Pick out all lines in the listing holding the string "with" and copy them.

* _STORED DATA_:
START

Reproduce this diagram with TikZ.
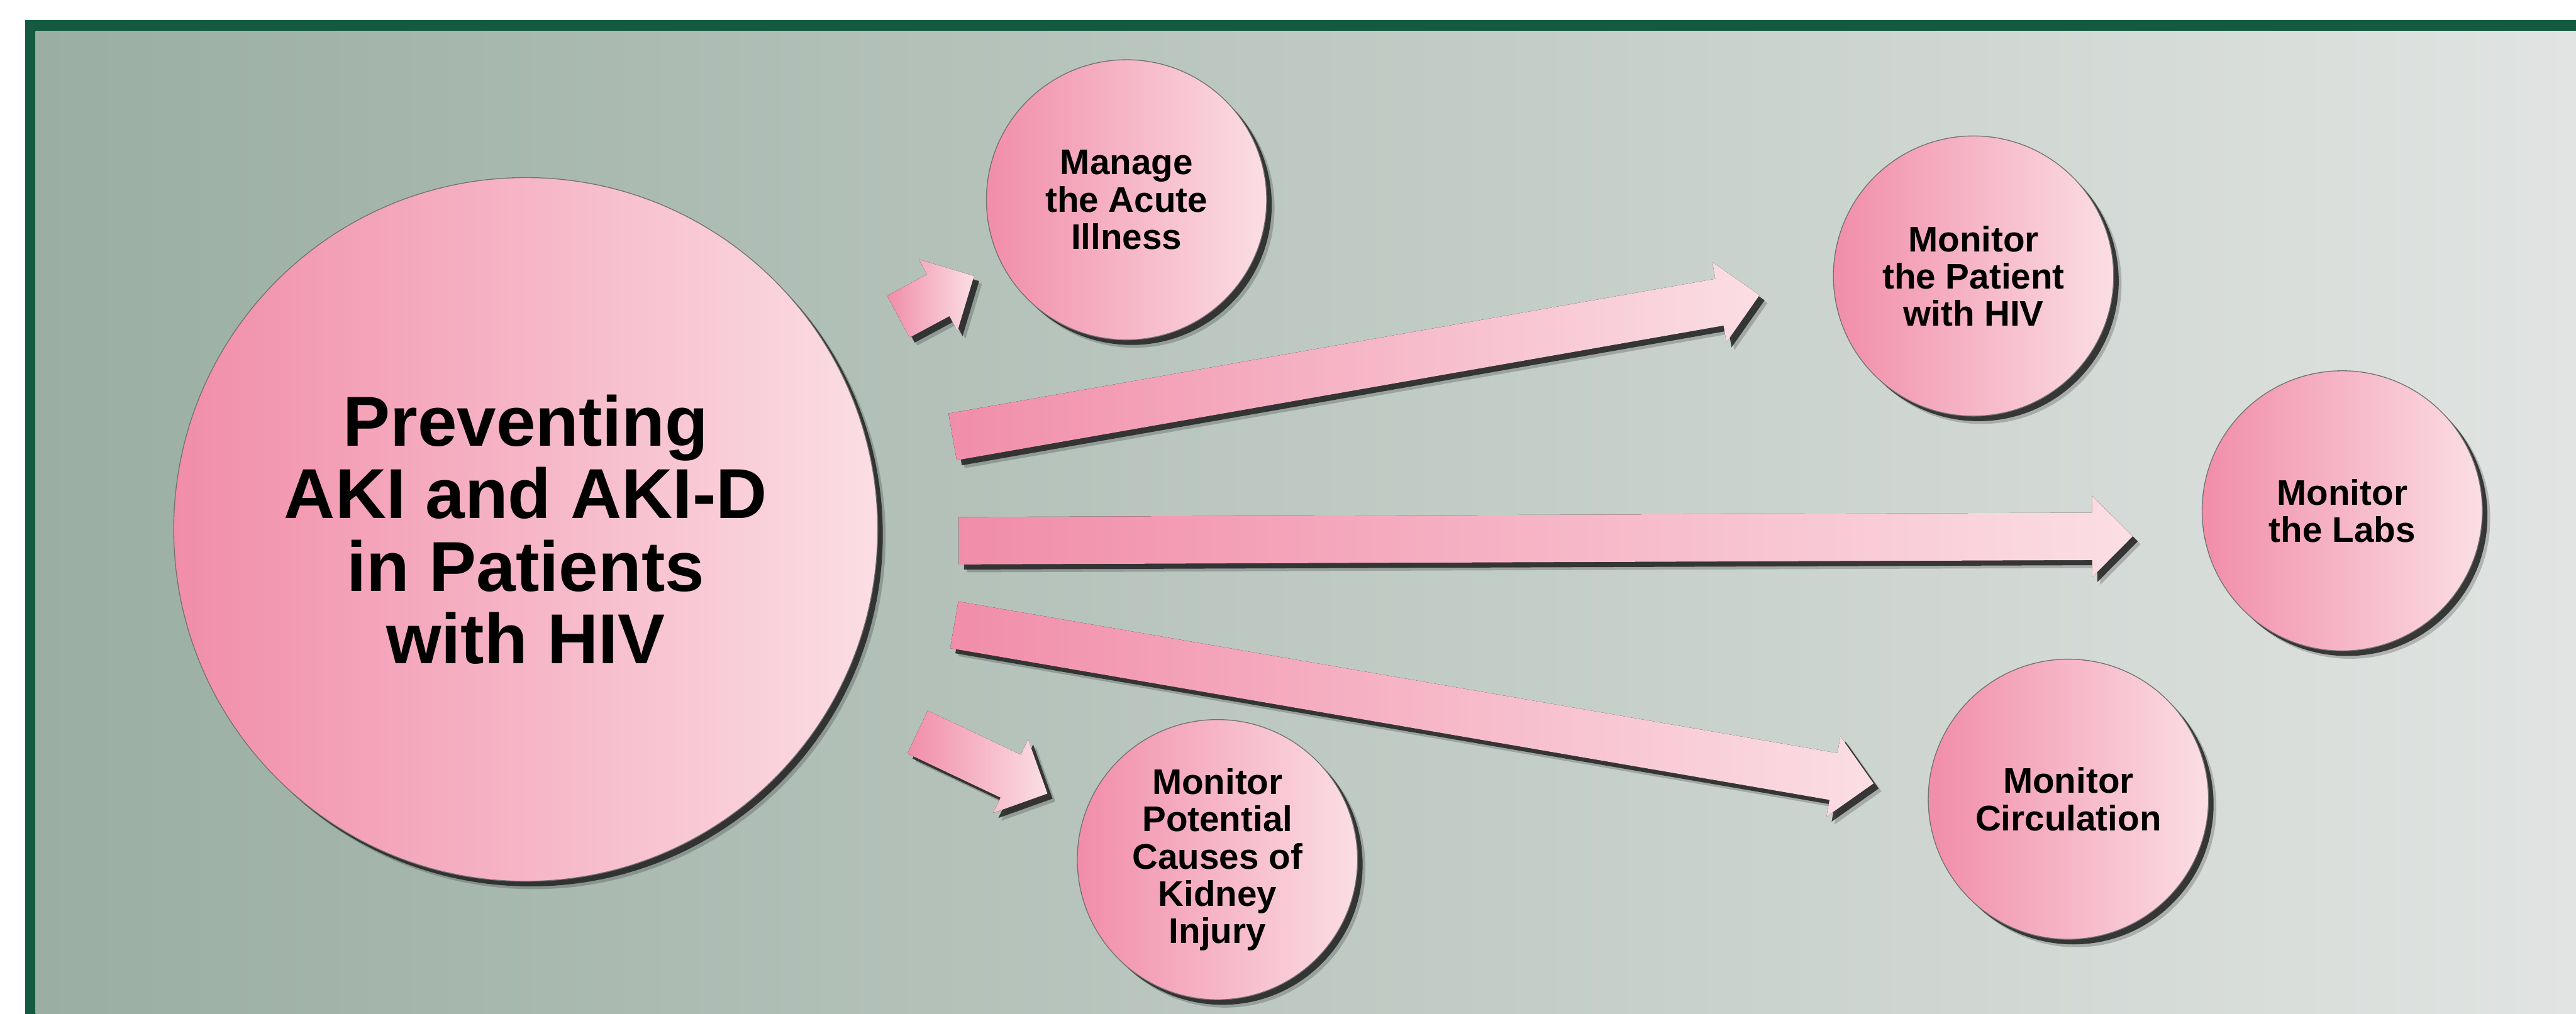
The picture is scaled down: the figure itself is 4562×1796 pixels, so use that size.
\documentclass[tikz,border=0pt]{standalone}
\usepackage{fontspec}
\setmainfont{Liberation Sans}
\usetikzlibrary{calc,shadows}
\definecolor{bgL}{HTML}{9AAEA3}
\definecolor{bgR}{HTML}{E1E4E2}
\definecolor{framegreen}{HTML}{135A40}
\definecolor{pinkL}{HTML}{F18DA9}
\definecolor{pinkR}{HTML}{FBDEE4}
\tikzset{
  softshadow/.style={
    drop shadow={shadow xshift=0.14cm,shadow yshift=-0.14cm,fill=black,opacity=0.2},
    drop shadow={shadow xshift=0.09cm,shadow yshift=-0.09cm,fill=black!85,opacity=0.88}},
  bubble/.style={circle, inner sep=0pt, left color=pinkL, right color=pinkR,
    draw=black!55, line width=0.015cm, softshadow, align=center,
    font=\bfseries\fontsize{17.93}{18.78}\selectfont, minimum size=4.96cm},
  hub/.style={bubble, minimum size=12.46cm,
    font=\bfseries\fontsize{35.6}{36.6}\selectfont},
  blockarrow/.style={left color=pinkL, right color=pinkR, softshadow}
}
\newcommand\drawblockarrow[2]{%
  \path ($(#2)!0.72cm!(#1)$) coordinate (#2-b);
  \fill[blockarrow] ($(#1)!0.42cm!90:(#2)$) -- ($(#2-b)!0.42cm!90:(#2)$)
    -- ($(#2-b)!0.72cm!90:(#2)$) -- (#2) -- ($(#2-b)!0.72cm!-90:(#2)$)
    -- ($(#2-b)!0.42cm!-90:(#2)$) -- ($(#1)!0.42cm!-90:(#2)$) -- cycle;
}
\begin{document}
\begin{tikzpicture}[x=0.01cm,y=-0.01cm]
\useasboundingbox (0,0) rectangle (4562,1796);
\fill[white] (0,0) rectangle (4562,1796);
\fill[framegreen] (44,36) rectangle (4562,1796);
\fill[left color=bgL, right color=bgR] (63,55) rectangle (4562,1796);

% arrow end points
\coordinate (t1) at (1591,561);  \coordinate (h1) at (1725,489);
\coordinate (t2) at (1687,774);  \coordinate (h2) at (3116,523);
\coordinate (t3) at (1698,958);  \coordinate (h3) at (3777,950);
\coordinate (t4) at (1690,1107); \coordinate (h4) at (3318,1388);
\coordinate (t5) at (1625,1297); \coordinate (h5) at (1855,1406);

\drawblockarrow{t1}{h1}
\drawblockarrow{t2}{h2}
\drawblockarrow{t3}{h3}
\drawblockarrow{t4}{h4}
\drawblockarrow{t5}{h5}

\node[hub] (hub) at (931,938) {Preventing\\AKI and AKI-D\\in Patients\\with HIV};
\node[bubble] (manage) at (1995,354) {Manage\\the Acute\\Illness};
\node[bubble] (patient) at (3495,489) {Monitor\\the Patient\\with HIV};
\node[bubble] (labs) at (4148,905) {Monitor\\the Labs};
\node[bubble] (circ) at (3663,1416) {Monitor\\Circulation};
\node[bubble] (causes) at (2156,1523) {Monitor\\Potential\\Causes of\\Kidney\\Injury};
\end{tikzpicture}
\end{document}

END

* _WRITTEN SOLUTION_:
Reproduce this diagram with TikZ.
\node[hub] (hub) at (931,938) {Preventing\\AKI and AKI-D\\in Patients\\with HIV};
\node[bubble] (patient) at (3495,489) {Monitor\\the Patient\\with HIV};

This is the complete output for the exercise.